Admiral Sir Lewis Bayly.

     Admiralty House,


P.S. This letter was dictated yesterday. I have just received yours of the 15th.5 It would make me very unhappy if the only niece6 were allowed to pass through London without my being accurately informed of all her movements.



Source Note: LT, DLC-MSS, William Sims Papers, Box 47.

Footnote 1: Sims had traveled to Rome to attend a meeting of the Allied Naval Council on 8 and 9 February.

Footnote 2: VAdm. Somerset Gough-Calthorpe, Commander-in-Chief, Mediterranean Forces.
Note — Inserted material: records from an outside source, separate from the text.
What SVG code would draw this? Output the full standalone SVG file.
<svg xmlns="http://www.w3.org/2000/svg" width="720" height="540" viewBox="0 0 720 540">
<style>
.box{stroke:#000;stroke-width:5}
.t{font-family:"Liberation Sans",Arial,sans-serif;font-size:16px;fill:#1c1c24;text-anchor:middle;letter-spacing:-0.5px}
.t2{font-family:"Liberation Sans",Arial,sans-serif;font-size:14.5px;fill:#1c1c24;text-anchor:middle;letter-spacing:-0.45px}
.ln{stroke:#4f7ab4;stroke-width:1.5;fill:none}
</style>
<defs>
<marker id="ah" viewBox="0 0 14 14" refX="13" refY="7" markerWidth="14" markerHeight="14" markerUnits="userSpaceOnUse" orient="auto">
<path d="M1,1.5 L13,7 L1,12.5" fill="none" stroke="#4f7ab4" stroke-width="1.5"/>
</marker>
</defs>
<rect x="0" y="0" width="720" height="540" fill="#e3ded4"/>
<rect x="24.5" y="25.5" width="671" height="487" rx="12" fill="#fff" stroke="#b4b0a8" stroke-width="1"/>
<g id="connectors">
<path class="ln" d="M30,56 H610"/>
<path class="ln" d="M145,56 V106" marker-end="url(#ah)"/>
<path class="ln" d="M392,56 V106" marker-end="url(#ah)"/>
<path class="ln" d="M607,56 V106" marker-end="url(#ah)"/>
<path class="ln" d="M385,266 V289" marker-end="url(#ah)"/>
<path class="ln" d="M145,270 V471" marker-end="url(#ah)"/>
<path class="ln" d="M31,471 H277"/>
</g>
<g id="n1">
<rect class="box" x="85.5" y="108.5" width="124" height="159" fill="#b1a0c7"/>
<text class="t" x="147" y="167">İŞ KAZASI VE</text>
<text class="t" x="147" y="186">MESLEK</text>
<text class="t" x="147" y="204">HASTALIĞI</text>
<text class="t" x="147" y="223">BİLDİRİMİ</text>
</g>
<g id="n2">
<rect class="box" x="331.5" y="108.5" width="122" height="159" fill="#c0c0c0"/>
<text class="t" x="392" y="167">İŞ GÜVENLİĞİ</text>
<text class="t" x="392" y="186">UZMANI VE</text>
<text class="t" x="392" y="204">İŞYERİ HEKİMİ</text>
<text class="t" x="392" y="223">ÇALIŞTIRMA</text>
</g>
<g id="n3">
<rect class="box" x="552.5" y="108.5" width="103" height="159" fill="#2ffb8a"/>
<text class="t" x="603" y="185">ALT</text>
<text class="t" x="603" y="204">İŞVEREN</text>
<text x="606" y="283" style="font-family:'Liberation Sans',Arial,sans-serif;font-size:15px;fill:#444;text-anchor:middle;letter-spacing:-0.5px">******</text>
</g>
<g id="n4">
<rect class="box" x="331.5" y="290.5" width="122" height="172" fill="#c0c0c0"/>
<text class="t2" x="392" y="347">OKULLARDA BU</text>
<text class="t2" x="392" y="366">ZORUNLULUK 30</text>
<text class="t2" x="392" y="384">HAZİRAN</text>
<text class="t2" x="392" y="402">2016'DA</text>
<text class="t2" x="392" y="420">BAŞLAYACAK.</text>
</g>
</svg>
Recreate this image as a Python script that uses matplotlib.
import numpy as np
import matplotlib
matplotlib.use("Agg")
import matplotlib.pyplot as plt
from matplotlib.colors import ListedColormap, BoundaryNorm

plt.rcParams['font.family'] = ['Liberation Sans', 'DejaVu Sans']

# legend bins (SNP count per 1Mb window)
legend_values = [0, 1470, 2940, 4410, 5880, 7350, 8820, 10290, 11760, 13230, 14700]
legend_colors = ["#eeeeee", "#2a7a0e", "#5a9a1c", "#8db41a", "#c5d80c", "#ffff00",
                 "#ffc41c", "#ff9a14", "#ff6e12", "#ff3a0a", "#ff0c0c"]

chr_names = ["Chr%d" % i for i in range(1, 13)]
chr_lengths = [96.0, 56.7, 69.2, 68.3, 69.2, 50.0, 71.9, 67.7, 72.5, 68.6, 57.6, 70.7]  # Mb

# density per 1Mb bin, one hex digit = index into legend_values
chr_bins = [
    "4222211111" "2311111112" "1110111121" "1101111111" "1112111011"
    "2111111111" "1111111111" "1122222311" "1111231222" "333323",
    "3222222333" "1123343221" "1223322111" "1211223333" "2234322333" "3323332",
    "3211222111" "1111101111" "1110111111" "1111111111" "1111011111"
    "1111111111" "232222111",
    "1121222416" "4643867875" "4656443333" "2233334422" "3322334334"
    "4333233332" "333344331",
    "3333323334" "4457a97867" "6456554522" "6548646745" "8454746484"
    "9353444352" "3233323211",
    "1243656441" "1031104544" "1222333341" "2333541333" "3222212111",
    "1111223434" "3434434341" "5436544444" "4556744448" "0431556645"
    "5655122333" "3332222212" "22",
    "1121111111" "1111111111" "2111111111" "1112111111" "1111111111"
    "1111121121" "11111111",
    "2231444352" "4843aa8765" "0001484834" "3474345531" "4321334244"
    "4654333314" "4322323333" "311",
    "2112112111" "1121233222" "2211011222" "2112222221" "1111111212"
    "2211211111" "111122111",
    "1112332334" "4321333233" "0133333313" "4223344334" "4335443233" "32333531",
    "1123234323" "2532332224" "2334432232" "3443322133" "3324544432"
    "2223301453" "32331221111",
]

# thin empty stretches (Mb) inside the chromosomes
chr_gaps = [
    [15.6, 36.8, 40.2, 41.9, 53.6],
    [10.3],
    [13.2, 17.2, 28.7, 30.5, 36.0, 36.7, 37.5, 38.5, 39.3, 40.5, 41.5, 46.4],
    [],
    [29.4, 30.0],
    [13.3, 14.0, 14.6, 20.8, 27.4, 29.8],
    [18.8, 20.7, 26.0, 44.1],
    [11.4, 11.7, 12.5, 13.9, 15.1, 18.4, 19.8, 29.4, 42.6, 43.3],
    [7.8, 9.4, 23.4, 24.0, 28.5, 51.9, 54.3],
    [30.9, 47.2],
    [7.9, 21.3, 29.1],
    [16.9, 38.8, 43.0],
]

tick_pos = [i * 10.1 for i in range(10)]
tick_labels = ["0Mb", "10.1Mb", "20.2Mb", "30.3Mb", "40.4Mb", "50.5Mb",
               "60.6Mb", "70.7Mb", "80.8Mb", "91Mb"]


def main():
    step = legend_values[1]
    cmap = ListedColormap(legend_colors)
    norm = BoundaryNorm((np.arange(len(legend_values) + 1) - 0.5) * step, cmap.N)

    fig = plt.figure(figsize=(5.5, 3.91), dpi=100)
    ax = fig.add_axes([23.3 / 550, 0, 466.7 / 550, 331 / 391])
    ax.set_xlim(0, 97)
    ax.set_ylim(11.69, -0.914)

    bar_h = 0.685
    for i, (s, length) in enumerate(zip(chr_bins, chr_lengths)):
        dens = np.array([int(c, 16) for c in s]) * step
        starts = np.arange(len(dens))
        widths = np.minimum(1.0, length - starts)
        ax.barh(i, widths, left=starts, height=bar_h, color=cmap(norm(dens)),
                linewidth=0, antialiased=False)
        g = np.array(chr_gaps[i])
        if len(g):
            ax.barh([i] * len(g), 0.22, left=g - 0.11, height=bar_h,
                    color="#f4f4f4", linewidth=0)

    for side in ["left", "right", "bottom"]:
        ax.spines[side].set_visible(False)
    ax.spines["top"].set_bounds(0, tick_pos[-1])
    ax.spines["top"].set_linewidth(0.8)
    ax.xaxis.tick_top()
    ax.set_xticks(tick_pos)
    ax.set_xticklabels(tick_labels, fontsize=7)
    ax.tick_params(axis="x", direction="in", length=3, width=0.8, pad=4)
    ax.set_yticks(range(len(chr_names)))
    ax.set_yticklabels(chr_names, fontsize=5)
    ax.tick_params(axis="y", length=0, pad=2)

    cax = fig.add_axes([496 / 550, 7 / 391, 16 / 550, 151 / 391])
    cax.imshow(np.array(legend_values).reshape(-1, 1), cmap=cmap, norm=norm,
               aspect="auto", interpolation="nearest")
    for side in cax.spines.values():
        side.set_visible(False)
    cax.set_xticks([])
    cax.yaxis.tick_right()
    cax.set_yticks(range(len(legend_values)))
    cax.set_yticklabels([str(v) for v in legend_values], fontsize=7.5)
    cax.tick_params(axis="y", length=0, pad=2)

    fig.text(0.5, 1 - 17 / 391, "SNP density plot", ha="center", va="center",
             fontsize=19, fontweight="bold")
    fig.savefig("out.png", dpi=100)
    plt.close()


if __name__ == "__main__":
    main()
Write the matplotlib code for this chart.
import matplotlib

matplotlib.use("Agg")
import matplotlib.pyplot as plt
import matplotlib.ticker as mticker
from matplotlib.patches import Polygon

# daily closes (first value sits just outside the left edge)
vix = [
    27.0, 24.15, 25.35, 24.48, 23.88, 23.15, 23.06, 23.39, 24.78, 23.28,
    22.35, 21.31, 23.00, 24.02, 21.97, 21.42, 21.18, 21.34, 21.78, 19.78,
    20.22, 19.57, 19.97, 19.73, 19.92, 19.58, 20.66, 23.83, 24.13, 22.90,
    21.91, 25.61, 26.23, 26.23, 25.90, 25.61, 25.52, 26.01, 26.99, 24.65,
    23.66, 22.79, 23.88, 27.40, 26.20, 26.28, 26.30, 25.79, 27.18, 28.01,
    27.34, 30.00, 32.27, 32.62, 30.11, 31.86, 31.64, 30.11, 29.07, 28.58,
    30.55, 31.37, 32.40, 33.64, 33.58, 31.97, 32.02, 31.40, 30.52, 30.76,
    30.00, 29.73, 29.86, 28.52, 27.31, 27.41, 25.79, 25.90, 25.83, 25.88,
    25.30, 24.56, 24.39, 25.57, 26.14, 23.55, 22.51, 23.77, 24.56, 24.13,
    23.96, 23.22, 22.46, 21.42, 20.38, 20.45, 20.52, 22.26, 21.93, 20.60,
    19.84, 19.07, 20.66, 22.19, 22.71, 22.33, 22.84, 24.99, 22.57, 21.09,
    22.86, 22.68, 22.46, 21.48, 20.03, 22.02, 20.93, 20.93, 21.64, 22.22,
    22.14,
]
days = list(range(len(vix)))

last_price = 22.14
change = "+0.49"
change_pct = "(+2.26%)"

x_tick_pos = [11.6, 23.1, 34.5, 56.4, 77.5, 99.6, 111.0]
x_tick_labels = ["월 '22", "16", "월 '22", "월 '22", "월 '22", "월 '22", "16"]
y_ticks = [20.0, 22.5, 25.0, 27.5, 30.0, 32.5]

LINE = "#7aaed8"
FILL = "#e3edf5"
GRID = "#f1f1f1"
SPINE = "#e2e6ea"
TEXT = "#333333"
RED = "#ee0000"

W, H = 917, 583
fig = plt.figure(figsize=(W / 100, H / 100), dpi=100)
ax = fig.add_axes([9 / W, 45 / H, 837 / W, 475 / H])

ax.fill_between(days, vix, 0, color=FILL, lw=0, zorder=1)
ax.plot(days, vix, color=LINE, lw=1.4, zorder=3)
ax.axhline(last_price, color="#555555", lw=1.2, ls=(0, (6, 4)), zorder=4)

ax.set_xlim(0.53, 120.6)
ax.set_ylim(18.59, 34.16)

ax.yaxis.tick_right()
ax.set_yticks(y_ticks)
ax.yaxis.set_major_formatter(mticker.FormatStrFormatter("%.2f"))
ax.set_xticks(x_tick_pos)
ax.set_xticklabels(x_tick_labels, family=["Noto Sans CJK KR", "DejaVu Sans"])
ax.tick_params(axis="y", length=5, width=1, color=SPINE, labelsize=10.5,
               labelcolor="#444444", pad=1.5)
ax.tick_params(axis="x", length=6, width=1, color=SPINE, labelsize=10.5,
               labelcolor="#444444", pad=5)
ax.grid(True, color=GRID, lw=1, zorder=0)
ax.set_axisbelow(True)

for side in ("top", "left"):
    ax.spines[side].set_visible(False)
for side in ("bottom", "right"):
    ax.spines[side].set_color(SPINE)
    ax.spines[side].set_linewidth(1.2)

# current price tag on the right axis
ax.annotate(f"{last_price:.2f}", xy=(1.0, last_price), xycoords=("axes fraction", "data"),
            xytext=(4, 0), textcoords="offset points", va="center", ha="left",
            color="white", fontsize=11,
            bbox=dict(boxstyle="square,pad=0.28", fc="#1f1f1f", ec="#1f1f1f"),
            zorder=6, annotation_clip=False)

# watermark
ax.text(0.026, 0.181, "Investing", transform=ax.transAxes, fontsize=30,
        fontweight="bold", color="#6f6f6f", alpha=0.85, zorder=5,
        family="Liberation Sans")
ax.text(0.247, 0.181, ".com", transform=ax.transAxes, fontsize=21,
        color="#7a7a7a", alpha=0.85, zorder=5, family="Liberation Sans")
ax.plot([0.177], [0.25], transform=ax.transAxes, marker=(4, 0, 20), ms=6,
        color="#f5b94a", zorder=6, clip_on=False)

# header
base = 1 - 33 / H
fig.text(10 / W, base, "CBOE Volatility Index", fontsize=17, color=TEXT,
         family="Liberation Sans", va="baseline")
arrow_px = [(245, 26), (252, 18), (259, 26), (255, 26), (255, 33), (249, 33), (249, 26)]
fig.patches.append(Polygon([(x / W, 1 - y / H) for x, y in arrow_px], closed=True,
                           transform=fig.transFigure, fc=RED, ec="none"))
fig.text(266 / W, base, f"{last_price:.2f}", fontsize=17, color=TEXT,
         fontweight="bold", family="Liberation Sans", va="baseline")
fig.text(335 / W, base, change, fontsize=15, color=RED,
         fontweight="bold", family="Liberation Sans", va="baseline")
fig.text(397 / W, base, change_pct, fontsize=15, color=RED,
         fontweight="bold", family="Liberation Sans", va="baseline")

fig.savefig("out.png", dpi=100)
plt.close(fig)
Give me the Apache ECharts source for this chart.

Footnote 3: Formerly H.M.S. Pargust, this ship was given to the Americans to use as a Mystery Ship, also known as a “Q-Ship.” The ship was renamed U.S.S. Arvonian, then finally U.S.S. SANTEE. SANTEE was torpedoed by a German submarine on 27 December 1917 on its first voyage and required extensive repairs. As Sims indicates above, there were questions at this time as how to best employ the ship going forward; see: Bayly to Sims, 19 February 1918. Ultimately, SANTEE did not sail again as a mystery ship and was eventually returned to the British.

Footnote 4: Cmdr. David C. Hanrahan was commanding officer of SANTEE.

Footnote 5: This letter has not been located.

Footnote 6: Bayly’s niece, Miss Violet Voysey.